JOB:
The listing below contains a span that opens with the line containing "What Apache ECharts" and closes with the line containing "var colors = ['#95B3D7', '#DE7F48', '#A4AA80', '#D8B05C'];". Return that span exactly.

INPUT MATERIAL:
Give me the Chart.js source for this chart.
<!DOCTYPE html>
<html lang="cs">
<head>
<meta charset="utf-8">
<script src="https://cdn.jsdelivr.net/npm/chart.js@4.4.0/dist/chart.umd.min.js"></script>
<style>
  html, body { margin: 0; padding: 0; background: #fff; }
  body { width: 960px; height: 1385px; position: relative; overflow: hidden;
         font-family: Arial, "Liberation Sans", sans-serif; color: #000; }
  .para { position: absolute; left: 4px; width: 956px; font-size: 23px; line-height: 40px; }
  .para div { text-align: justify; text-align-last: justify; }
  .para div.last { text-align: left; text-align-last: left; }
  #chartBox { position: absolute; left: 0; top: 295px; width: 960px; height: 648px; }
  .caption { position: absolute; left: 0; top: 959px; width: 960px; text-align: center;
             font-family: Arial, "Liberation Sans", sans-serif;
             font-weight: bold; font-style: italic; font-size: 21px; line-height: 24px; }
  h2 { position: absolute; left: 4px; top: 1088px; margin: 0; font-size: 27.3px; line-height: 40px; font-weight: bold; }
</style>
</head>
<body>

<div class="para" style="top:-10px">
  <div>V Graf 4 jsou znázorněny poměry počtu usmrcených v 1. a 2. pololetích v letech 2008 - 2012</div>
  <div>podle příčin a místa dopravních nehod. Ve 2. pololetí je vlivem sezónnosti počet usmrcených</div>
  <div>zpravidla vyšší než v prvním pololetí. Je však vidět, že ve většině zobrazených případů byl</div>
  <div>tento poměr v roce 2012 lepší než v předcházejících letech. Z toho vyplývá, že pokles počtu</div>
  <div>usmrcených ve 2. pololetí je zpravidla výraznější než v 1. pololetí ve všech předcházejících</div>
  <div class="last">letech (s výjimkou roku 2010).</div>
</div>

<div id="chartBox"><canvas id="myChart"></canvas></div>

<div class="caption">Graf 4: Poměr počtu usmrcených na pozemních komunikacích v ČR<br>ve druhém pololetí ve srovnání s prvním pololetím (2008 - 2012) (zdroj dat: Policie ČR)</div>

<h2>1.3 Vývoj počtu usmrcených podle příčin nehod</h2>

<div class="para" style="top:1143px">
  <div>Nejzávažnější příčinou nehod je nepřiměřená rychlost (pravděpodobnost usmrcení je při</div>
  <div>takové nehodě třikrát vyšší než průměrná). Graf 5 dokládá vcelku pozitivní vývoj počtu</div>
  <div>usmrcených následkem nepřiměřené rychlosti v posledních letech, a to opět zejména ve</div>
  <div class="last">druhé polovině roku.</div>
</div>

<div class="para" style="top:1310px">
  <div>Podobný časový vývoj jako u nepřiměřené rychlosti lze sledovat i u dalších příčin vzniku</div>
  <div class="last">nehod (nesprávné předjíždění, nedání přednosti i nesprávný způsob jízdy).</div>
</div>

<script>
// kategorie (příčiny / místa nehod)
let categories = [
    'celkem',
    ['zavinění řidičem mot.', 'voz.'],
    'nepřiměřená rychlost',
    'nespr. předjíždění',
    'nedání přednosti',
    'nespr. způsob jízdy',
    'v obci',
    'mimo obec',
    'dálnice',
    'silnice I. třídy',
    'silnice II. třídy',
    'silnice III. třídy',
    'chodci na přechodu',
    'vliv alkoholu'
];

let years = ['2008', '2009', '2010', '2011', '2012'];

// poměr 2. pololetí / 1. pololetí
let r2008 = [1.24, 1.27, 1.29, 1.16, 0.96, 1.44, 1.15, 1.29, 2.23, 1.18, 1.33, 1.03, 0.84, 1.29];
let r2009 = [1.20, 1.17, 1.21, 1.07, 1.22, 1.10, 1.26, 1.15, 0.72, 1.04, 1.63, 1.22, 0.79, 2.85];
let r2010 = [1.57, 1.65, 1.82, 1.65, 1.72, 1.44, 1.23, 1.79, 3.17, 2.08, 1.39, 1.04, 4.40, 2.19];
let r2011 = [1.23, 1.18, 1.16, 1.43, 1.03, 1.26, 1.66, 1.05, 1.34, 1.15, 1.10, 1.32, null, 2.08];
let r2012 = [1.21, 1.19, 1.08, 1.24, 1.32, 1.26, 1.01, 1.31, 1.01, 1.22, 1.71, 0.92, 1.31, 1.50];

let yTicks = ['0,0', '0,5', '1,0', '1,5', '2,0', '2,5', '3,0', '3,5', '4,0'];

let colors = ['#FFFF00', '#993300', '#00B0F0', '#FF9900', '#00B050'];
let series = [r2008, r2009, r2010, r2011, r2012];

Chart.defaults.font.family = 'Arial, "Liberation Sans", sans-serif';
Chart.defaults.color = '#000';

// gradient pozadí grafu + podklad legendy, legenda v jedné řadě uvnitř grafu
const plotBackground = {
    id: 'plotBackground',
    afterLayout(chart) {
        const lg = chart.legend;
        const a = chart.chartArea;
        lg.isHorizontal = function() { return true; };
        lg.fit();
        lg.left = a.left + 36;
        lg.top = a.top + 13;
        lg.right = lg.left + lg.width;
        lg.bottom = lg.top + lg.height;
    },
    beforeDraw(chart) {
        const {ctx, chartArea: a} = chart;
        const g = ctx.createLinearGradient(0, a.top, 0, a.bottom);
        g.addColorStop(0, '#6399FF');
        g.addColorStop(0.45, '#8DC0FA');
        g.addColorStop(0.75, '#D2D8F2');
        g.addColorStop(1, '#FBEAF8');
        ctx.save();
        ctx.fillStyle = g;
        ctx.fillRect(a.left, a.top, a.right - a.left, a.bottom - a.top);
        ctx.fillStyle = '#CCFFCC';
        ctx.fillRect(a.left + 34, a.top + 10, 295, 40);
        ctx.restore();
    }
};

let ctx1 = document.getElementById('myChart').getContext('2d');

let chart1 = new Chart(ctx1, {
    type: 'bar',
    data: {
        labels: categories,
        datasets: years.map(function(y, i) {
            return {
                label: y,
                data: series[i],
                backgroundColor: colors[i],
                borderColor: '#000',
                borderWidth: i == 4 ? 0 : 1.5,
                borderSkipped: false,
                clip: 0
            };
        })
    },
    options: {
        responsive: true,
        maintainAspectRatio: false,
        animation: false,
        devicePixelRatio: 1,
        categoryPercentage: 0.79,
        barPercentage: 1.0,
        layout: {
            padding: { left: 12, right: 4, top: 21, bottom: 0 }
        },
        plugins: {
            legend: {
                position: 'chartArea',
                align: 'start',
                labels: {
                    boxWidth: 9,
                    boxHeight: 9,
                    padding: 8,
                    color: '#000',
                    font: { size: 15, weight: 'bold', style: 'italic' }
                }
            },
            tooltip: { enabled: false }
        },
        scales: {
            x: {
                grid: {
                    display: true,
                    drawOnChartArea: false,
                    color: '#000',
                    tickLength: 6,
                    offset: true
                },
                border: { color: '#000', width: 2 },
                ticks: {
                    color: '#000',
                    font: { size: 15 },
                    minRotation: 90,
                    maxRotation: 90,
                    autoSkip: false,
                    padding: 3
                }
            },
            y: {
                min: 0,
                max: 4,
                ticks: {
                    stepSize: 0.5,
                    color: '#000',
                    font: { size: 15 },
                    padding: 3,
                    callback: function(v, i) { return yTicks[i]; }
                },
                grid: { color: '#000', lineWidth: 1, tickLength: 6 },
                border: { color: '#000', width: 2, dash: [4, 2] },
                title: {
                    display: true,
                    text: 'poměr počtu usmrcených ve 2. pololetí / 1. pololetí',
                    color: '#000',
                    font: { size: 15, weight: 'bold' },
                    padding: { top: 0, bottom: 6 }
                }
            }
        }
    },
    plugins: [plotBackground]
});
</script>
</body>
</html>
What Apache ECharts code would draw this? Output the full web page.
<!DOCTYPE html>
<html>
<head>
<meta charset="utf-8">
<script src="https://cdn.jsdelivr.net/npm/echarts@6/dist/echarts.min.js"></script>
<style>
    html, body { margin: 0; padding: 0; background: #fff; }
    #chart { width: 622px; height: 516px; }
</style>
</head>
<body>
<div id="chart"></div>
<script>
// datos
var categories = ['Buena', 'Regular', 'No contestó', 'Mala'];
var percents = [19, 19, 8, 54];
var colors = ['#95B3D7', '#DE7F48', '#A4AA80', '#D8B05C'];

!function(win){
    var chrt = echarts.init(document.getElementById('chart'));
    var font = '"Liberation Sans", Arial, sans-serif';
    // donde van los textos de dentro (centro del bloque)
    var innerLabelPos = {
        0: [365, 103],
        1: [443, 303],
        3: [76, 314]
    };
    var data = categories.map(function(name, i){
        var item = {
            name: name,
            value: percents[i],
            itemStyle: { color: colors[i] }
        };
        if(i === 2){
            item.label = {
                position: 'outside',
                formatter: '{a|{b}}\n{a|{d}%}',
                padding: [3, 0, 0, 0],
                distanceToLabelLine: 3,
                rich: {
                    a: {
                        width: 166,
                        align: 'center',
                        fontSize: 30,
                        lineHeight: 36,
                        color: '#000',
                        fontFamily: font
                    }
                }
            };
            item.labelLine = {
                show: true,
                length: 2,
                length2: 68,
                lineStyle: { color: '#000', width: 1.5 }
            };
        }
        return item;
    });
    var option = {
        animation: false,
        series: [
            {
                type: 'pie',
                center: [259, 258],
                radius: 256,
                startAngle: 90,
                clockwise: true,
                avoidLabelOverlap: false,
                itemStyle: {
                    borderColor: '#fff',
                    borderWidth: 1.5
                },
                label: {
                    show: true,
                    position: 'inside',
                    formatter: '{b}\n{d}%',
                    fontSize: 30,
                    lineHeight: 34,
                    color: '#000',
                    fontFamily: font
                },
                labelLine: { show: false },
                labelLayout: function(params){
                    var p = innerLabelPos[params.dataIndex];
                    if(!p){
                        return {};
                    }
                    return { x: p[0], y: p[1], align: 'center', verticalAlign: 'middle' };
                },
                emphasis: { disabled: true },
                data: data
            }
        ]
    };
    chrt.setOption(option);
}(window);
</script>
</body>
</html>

RESPONSE BELOW:
What Apache ECharts code would draw this? Output the full web page.
<!DOCTYPE html>
<html>
<head>
<meta charset="utf-8">
<script src="https://cdn.jsdelivr.net/npm/echarts@6/dist/echarts.min.js"></script>
<style>
    html, body { margin: 0; padding: 0; background: #fff; }
    #chart { width: 622px; height: 516px; }
</style>
</head>
<body>
<div id="chart"></div>
<script>
// datos
var categories = ['Buena', 'Regular', 'No contestó', 'Mala'];
var percents = [19, 19, 8, 54];
var colors = ['#95B3D7', '#DE7F48', '#A4AA80', '#D8B05C'];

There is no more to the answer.